In Karlaufs Sicht waren Stauffenbergs aristokratische Herkunft, seine militärische Sozialisation und der vom George-Kreis gepflegte heroische Freundschafts- und Unabhängigkeitsgeist komplementäre Phänomene. Zwischen diesen unterschiedlichen Sphären habe er umstandslos wechseln und dabei jederzeit hoch präsent sein können. Auf der Kriegsakademie war er »an Geist und Talent den meisten überlegen, alle überstrahlend«, wenngleich bisweilen irritierend arrogant. Das Militärische sei dabei zunächst bestimmend gewesen. Die Brüder Stauffenberg waren, wie Karlauf mehrfach hervorhebt, direkte Nachkommen August Neidhardt von Gneisenaus und indirekt mit Gerhard von Scharnhorst verwandt, dem anderen großen Reformer der preußischen Armee. Der Primat des Soldatischen sei für Stauffenberg selbstverständlich gewesen.

Der leidenschaftliche Offizier, vollständig von antidemokratischen Auffassungen durchdrungen, habe den Nationalsozialismus und Hitlers Außen- und Militärpolitik zunächst rückhaltlos bejaht. Auch der Antisemitismus und der Rassenwahn des Regimes schienen ihn nicht zu stören: »Stauffenberg empfand für Juden einfach nicht genügend Empathie.« Erst Anfang 1943, mit der Niederlage von Stalingrad, änderte sich seine Einschätzung. Als Verantwortlicher für den Personal- und Materialnachschub des Ostheeres hatte er Einblick in den Kriegsverlauf und erkannte klar, dass der Krieg verloren war. Er flüchtete sich an die Front und verbrachte schwer verwundet mehrere Monate im Lazarett. Mitte August 1943 sah er sich in der Opposition sowohl gegenüber der politischen Führung wie auch gegenüber der militärischen.
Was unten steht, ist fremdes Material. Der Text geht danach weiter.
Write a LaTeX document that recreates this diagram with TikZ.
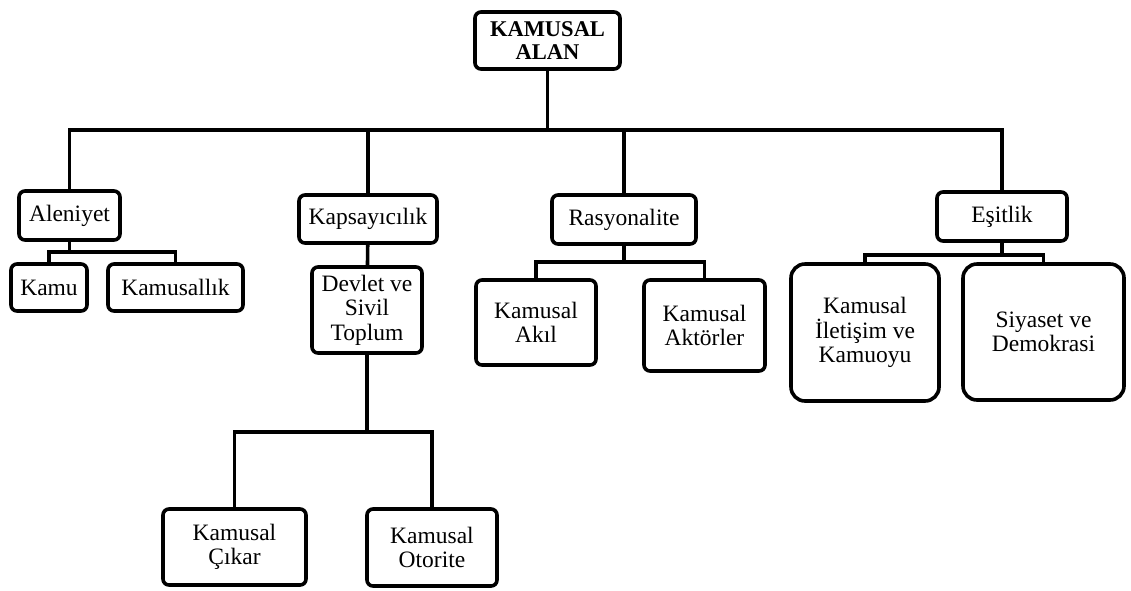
\documentclass[tikz,border=0pt]{standalone}
\usepackage{fontspec}
\setmainfont{Liberation Serif}

\begin{document}
\begin{tikzpicture}[x=1pt, y=-1pt,
    box/.style={draw, line width=3.6pt, rounded corners=6pt, align=center, inner sep=0pt, font=\fontsize{23.5}{24.5}\selectfont},
    bigbox/.style={box, rounded corners=14pt},
    link/.style={line width=3.6pt}]
    \useasboundingbox (0,0) rectangle (1131,590);

    % Root
    \node[box, font=\fontsize{22.5}{22.5}\selectfont\bfseries, minimum width=145, minimum height=57] (alan) at (547.5,40.5) {KAMUSAL\\ALAN};

    % First level
    \node[box, minimum width=101, minimum height=49] (aleniyet) at (69.5,215.5) {Aleniyet};
    \node[box, minimum width=138, minimum height=48] (kapsayicilik) at (368,219) {Kapsayıcılık};
    \node[box, minimum width=144, minimum height=49] (rasyonalite) at (624,219.5) {Rasyonalite};
    \node[box, minimum width=130, minimum height=49] (esitlik) at (1002,216.5) {Eşitlik};

    % Second level
    \node[box, minimum width=76, minimum height=47] (kamu) at (49,287.5) {Kamu};
    \node[box, minimum width=135, minimum height=47] (kamusallik) at (175.5,287.5) {Kamusallık};
    \node[box, minimum width=110, minimum height=86] (devlet) at (367,310) {Devlet ve\\Sivil\\Toplum};
    \node[box, minimum width=120, minimum height=85] (akil) at (536,322.5) {Kamusal\\Akıl};
    \node[box, minimum width=121, minimum height=91] (aktorler) at (704.5,325.5) {Kamusal\\Aktörler};
    \node[bigbox, minimum width=148, minimum height=137] (iletisim) at (865,332.5) {Kamusal\\İletişim ve\\Kamuoyu};
    \node[bigbox, minimum width=161, minimum height=136] (siyaset) at (1043.5,332) {Siyaset ve\\Demokrasi};

    % Third level
    \node[box, minimum width=143, minimum height=76] (cikar) at (234.5,547) {Kamusal\\Çıkar};
    \node[box, minimum width=130, minimum height=77] (otorite) at (432,547.5) {Kamusal\\Otorite};

    % Bus points
    \coordinate (bus0) at (547.5,130);
    \coordinate (bus1) at (69.5,252);
    \coordinate (bus2) at (367,432);
    \coordinate (bus3) at (624,262);
    \coordinate (bus4) at (1002,255);

    % Stems
    \foreach \p/\b in {alan/bus0, aleniyet/bus1, devlet/bus2, rasyonalite/bus3, esitlik/bus4} {
      \draw[link] (\p) -- (\b);
    }
    \draw[link] (kapsayicilik) -- (devlet);

    % Branches
    \foreach \b/\c in {bus0/aleniyet, bus0/kapsayicilik, bus0/rasyonalite, bus0/esitlik,
      bus1/kamu, bus1/kamusallik, bus2/cikar, bus2/otorite,
      bus3/akil, bus3/aktorler, bus4/iletisim, bus4/siyaset} {
      \draw[link] (\b) -| (\c);
    }
  \end{tikzpicture}
\end{document}
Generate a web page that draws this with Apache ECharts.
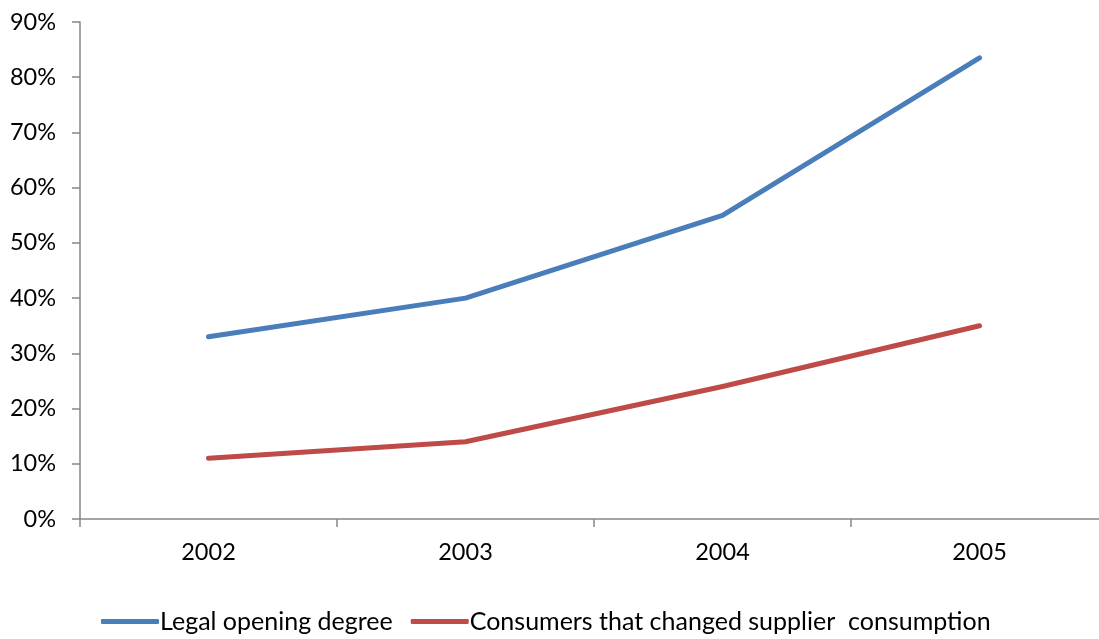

Es bedeutete zweifachen Verrat.

Ethos der Tat?

Entschlossenheit, Nervenstärke, Konsequenz – all dies musste besitzen, wer ein Attentat auf Hitler wagen und einen Staatsstreich planen wollte. Stauffenberg handelte, wie Karlauf darlegt, nicht aus Gewissensgründen, sondern aus politischen und militärischen Gründen. Diese stimmten, wie der Autor in einem Interview erwähnte, im Sommer 1944 »zufällig« mit dem moralisch Richtigen überein. Das Sprengstoffattentat sei kein Aufstand des Gewissens gewesen, sondern die Konsequenz der Einsicht in die kommende Niederlage. Der aristokratische Nationalist sei überzeugt davon gewesen, dass sein Handeln den selbstgesetzten Maßstäben entsprechen müsse: »Eliten leben aus dem Bewusstsein, dass nichts verloren ist, solange für sie die Möglichkeit zum Eingreifen besteht.«

Der 20. Juli 1944 wirkt ungeachtet seines Scheiterns auch deshalb bis in die Gegenwart fort, weil die Tat gewagt und ausgeführt wurde. Dass die Widerständler bis zuletzt uneins waren, dass immer neue Bedenken gegen das Attentat vorgebracht wurden, macht die Entschlusskraft Stauffenbergs und seine Bereitschaft, das eigene Leben einzusetzen, umso eindrucksvoller. »Das Ethos der Tat sucht weder Ruhm noch Ehre, sein einziger Zweck ist die Tat um ihrer selbst willen.« Hier erweise sich die Kraft sowohl der elitären wie auch der Georgischen Prägung.

Thomas Karlauf hat eine suggestive, konzeptionell plausible Stauffenberg-Biografie geschrieben. Ihr ist ein Hölderlin-Zitat aus Der Tod des Empedokles vorangestellt: »Denn wo ein Land ersterben soll, da wählt / Der Geist noch E i n e n sich zuletzt (…)«. Die Stauffenberg-Enkelin Sophie von Bechtolsheim hat Karlauf vorgeworfen, ihrem Vorfahren werde die Fähigkeit zu moralischem Handeln, ja jegliche Moralität abgesprochen, er sei nach dieser Deutung lediglich einem irrationalen, nihilistischen Kult der Tat gefolgt. So viel ist klar, der Deutungsstreit ist auch mit diesem »Porträt eines Attentäters« nicht abgeschlossen. Die Antwort auf die Frage, ob die Verschwörer des 20. Juli gescheitert sind, bleibt bis zuletzt abhängig von der Haltung späterer Generationen zu ihrem Versuch.

Thomas Karlauf: Stauffenberg. Porträt eines Attentäters. Blessing, München 2019, 368 S., 24 €.